Direção: Carolina Jabor/ Roteiro: Lucas Paraízo/ Ano de lançamento: 2018

Logo que assisti ao trailer, me interessei por esse filme, por tocar em uma temática que sempre me chamou a atenção: o poder da mídia para o bem e para o mal e sua capacidade de construir ou destruir reputações. Não que o tema seja novidade. Já em 1961, estreava a peça “Beijo no Asfalto”, de Nelson Rodrigues, que contava a história de Arandir, um jovem que tem sua vida devastada pela imprensa sensacionalista ao ser fotografado no momento em que realiza o último desejo de um desconhecido que acabara de ser atropelado: um beijo na boca. Na versão apresentada pelos jornais, não interessa o fato, mas, a ficção que se cria em torno dele, no qual Arandir vira um criminoso que matara o amante. A intensidade com que a falsa notícia é propagada faz com que até mesmo sua família passe a duvidar dele.
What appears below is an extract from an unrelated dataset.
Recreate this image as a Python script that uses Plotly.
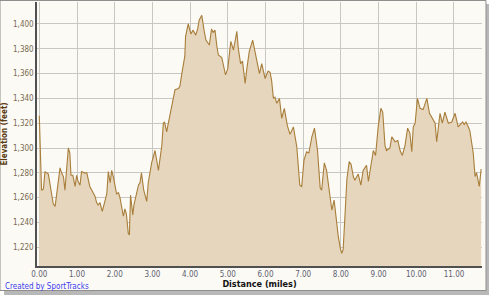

Guardadas as devidas proporções, o linchamento midiático de Arandir guarda certa semelhança com a trajetória de Rubens, protagonista de “Aos teus olhos” (o ótimo Daniel Oliveira). Na trama, o professor de natação infantil, extrovertido e querido pelos alunos, é acusado de ter beijado na boca um dos meninos para quem dá aula. Ninguém viu o fato, não há qualquer prova. Porém, segundo a mãe da criança,  o filho lhe contou ter sido beijado pelo professor. Indignada e sem saber ao certo como agir, ela toma uma atitude muito comum nos nossos dias: divulga a história nas redes sociais e, é claro, que a notícia se espalha. A partir daí tem inicio uma bola de neve, com a informação sendo repassada em velocidade impressionante e bagunçando a vida de todos os envolvidos, desde o próprio Rubens, passando pela diretora do colégio, o outro professor e os próprios pais da suposta vítima.

Adaptado da peça “O princípio de Arquimedes” do espanhol Josep Maria Miló, o roteiro de Aos teus olhos, de inicio faz lembrar ainda o filme A caça, no qual um professor de jardim de infância tem sua vida devastada ao ser acusado de pedofilia. Entretanto, se no longa dinamarquês – assim como na peça de Nelson – sabemos da inocência do protagonista e sofremos com a injustiça,  na peça espanhola e, por consequência no filme brasileiro, não importa se Rubens é culpado ou inocente. Não há evidências nem de um lado, nem de outro.Se por um lado, uma sunga da criança é encontrada nos pertences do professor, por outro lado logo no inicio ele aparece catando os pertences que as crianças esquecem todo o tempo no clube. O mesmo acontece com vários outros fatos. Seu jeito brincalhão, as piadas de duplo sentido que faz com os colegas, as alunas adolescentes que aceita como amigas nas redes sociais, tudo isso pode simplesmente não significar nada. Mas a partir do momento que a denúncia é feita, tais fatos lançam suspeita sobre o comportamento do rapaz, sem que a pergunta sobre o que realmente aconteceu nunca seja respondida. Como o próprio título do longa sugere, cada um pode tirar suas próprias conclusões, pois esse não é o foco aqui.

A própria diretora, em entrevistas, disse mais de uma vez que a questão que lhe mobiliza e que lhe interessa discutir é o linchamento virtual e o tribunal das redes sociais,  e é nisso que ela se detém. Podemos pensar que se nos anos 60, o  personagem rodrigueano era vítima de um repórter inescrupuloso, hoje com facebook, whatasapp e similares, qualquer pessoa pode ocupar esse lugar, criando e distorcendo fatos, ou mesmo compartilhando notícias, sem se dar o trabalho de checar os fatos (e nem precisa ser inescrupuloso para compartilhar, muita gente apenas acredita no que lê e repassa sem qualquer senso crítico).

A internet é uma ferramenta poderosa, que nos permite uma comunicação rápida e global, as redes sociais permitem que reencontremos amigos, que fechemos negócios, divulguemos nossos trabalhos. Mas, mais do que nunca, é preciso se ter responsabilidade com como se usa tal instrumento e o que se publica.  Muitas vezes inverte-se a lógica do “inocente até prova contrária”, para “culpado até prova contrária”. Mas será que isso é justo?  O filme levanta uma questão pertinente ao propor tal discussão.  Afinal, como diz uma amiga  minha”nem sempre onde há fumaça há fogo, às vezes é gelo seco”.